I once worked with a woman whose child had been apprehended by Child and Family Services. She had specific instructions of what needed to be done to have her child returned to her. However, she had not yet started following through on what was expected. Her worker told me she thought the woman was "not ready", and she must not be as motivated as she said she was because she was not following through.
After speaking with the woman, I felt that she really was motivated - raising her child was the one thing that gave her life meaning and purpose. The problem was that she was completely overwhelmed by what she had to do. I helped her make a list of what needed to be done, break it down into smaller steps, prioritize the list, and decide on very specific small steps to take during the next week. She worked really hard, and eventually her child was returned to her, and continues to bring meaning and purpose to her life.
It is not enough to make long-term and short-term goals. We also have to figure out the first small step. This small step might be doing only the first part of the activity (forward chaining), or doing the last part of the activity (backward chaining).
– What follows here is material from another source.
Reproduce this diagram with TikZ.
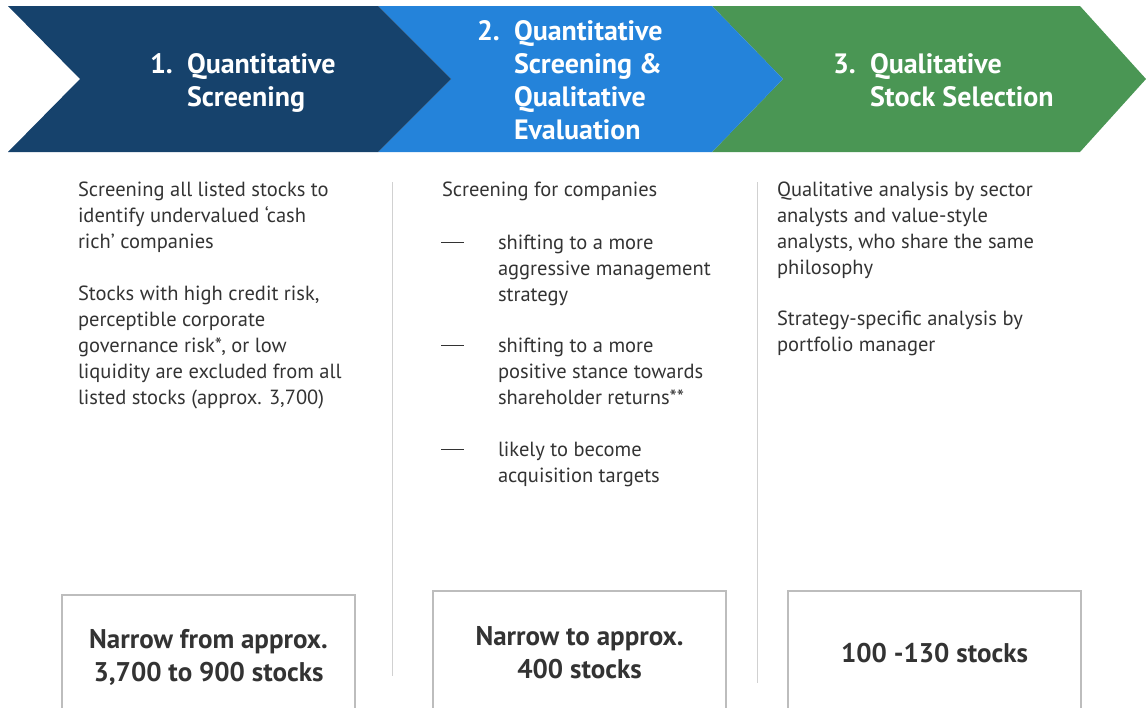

It might be role-playing a situation, visualizing it, or writing out a script to follow. It might mean using adaptive equipment or modifying the environment. It might mean following a checklist. It definitely means being flexible - some days, just getting out of bed might be a just-right challenge.
I think we all can benefit from thinking about just-right challenges in our lives. What is it that you have been putting off doing lately? Making a phone call? Going to the gym? Cleaning your house? Perhaps you could start with finding the phone number, putting on your gym clothes, or deciding to clean just one small area.